The Three Mental Barriers to Time Power

If everyone agrees that excellent time management is a desirable skill, why is it that so few people can be described as "well organized, effective, and efficient?" Over the years, I have found that many people have ideas about time management that are simply not true. But if you believe something to be true, it becomes true for you.

Your beliefs cause you to see yourself and the world, and your relationship to time management, in a particular way. If you have negative beliefs in any area, these beliefs will affect your thinking and actions, and will eventually become your reality. You are not what you think you are, but what you think, you are.

Barrier 1: Worries about Organization

The first myth of time management is that if you are too well organized, you become cold, calculating, and unemotional. Some people feel that they will lose their spontaneity and freedom if they are extremely effective and efficient.

Many people hide behind this false idea and use it as an excuse for not disciplining themselves the way they know they should. The fact is that people who are disorganized are not spontaneous; they are merely confused, and often frantic. The key is structuring and organizing everything that you possibly can: thinking ahead; planning for contingencies; preparing thoroughly and focusing on specific results.

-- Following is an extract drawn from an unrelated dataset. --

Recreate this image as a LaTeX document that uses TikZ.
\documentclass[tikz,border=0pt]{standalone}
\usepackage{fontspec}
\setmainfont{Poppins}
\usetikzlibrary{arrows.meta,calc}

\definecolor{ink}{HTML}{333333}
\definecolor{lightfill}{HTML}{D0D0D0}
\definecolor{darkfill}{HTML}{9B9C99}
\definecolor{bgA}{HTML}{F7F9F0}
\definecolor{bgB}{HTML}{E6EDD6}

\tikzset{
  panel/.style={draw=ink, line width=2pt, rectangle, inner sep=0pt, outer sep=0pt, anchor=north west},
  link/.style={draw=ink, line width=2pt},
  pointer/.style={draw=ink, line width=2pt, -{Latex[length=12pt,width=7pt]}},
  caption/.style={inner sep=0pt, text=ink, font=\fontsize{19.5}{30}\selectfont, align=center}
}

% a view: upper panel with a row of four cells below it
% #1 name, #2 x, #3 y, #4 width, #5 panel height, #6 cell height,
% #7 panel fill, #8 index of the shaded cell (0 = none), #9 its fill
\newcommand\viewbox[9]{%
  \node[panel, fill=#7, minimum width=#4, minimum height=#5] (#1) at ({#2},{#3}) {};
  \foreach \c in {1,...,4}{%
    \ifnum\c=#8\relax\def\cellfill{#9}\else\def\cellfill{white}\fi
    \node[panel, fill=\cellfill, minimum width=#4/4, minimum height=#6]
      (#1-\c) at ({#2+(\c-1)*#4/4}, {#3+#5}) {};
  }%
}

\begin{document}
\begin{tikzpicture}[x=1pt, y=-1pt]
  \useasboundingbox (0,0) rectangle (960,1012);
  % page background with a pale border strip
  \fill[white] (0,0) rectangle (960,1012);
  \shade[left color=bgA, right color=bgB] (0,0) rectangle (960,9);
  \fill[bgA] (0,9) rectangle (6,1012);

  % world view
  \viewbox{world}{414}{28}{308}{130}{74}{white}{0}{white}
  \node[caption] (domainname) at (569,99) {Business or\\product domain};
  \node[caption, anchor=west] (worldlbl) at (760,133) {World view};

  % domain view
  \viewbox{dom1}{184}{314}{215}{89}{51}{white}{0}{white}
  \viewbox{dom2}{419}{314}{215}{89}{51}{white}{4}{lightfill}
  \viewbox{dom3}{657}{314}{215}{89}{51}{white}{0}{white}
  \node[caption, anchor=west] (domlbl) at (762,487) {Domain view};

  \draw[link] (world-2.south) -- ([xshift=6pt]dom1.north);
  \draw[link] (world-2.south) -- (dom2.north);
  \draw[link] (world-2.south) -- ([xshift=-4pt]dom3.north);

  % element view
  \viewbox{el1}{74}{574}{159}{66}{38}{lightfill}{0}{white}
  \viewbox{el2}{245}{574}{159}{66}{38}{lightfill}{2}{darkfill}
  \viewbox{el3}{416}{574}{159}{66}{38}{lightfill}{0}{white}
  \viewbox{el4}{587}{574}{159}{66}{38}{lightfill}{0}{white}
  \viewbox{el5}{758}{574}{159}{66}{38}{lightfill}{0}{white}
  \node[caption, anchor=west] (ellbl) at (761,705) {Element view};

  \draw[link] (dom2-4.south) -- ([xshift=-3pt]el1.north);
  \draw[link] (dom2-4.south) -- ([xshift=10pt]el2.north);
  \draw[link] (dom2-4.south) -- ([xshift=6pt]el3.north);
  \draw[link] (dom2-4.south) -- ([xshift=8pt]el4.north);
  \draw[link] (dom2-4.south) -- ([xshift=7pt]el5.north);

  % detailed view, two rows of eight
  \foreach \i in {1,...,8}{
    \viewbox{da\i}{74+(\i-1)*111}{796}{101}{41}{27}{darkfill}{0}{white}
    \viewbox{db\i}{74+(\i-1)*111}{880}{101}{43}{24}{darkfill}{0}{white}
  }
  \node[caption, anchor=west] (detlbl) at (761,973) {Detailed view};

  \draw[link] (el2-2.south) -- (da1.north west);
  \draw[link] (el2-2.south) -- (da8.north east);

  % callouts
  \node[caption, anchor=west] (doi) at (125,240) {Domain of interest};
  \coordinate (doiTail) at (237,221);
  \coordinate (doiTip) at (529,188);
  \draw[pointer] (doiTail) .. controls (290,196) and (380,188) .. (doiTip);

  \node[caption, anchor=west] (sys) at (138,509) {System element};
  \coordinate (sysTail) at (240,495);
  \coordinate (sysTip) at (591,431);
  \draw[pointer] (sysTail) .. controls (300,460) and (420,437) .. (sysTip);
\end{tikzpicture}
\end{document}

Only then can you be completely relaxed and spontaneous when the situation changes.

The better organized you are in the factors that are under your control, the greater freedom and flexibility you have to quickly make changes whenever they are necessary.


 

Barrier 2: Negative Mental Programming

The second mental barrier to developing excellent time management skills is negative programming, which is often picked up from your parents, but also from other influential people as you are growing up.

If your parents or others told you that were a messy person, or that you were always late, or that you never finished anything you started, chances are that as an adult, you may still be operating unconsciously to obey these earlier commands.

Time management and personal efficiency skills are disciplines that we learn and develop with practice and repetition. If we have developed bad time management habits, we can unlearn them. We can replace them with good habits over time.


 

Barrier 3: Self-Limiting Beliefs

The third mental barrier to good time management skills is a negative self-concept, or what are called "self-limiting beliefs." Many people believe that they don't have the ability to be good at time management. They often believe that it is an inborn part of their background or heritage. But there is no gene or chromosome for poor time management, or good time management, for that matter. Your personal behaviors are very much under your own control.

Action Exercise

Imagine that someone were to offer you a million dollars to manage your time superbly for the next thirty days. Imagine that an efficiency expert was going to follow you around with a clipboard and a video camera for one month. After thirty days if you had used your time efficiently and worked on your highest priorities all day, every day, you would receive a prize of one million dollars. How efficient would you be over the next thirty days?